The village is close to the border with Indonesian West Timor and its only other occupants were some 100 militia men of Fretilin, the political party which is still fighting for an independent East Timor. Among them was Torrado, then 17-years-old.

"When the journalists came to us in Balibo we were very happy because they would publicise our fight all over the world," he said.

When Indonesian ships off the coast began bombarding the town at 4am, Torrado was with four of his comrades in an old Portuguese fort looking down.

The journalists were occupying a deserted restaurant clearly visible from the walls of the fort, about 200-metres away.

"The troops entered at 6 o'clock and there was fighting until about 9 o'clock," said Torrado. "At 7, two of them appeared at the castle and took our picture. They also filmed the incoming Indonesian soldiers in three directions. By 9, all our friends had fled away and the five us stayed in the fort.

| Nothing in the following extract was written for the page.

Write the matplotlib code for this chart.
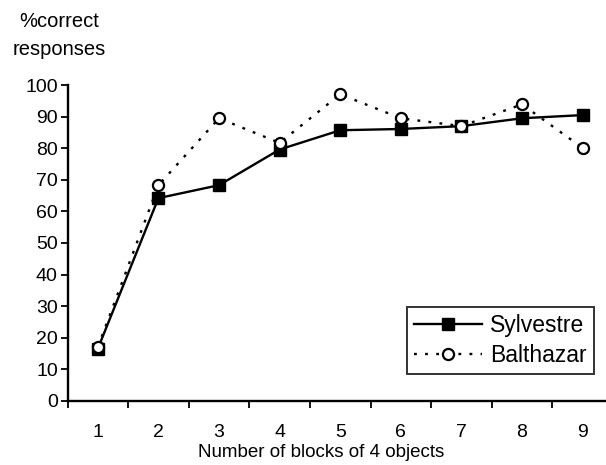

"The soldiers who came from the direction of Maliana [a town inland of Balibo] saw the journalists and dragged them out and we could see from the castle, three of them ... They were shouting, `Australian! Australian! No Fretilin! No Fretilin!' They didn't have weapons because they were independent [of either side]. They were taken out and they didn't resist, and then on the street, maybe they were stabbed. I couldn't tell on what part of the body, but they fell ... We were afraid, we said, `Our independent journalists have been killed,' and it couldn't be worse for us. Then we fled away."

Torrado's four other companions, the last Fretilin militia men to leave Balibo, have all since died or been killed in fighting. But two other eye-witnesses have recently come forward with accounts which corroborate Torrado's claim that the five journalists were murdered in cold blood.

One of them, an East Timorese man named Orlando Guterres, told Australian television last week that the murder of the men was directly ordered by a young Indonesian commando officer who is now a minister. The Indonesian government has always insisted that the five men died accidentally during cross-fire between rival East Timorese groups, and a report commissioned by the Australian government concluded in 1996 that they were killed "in the heat of battle".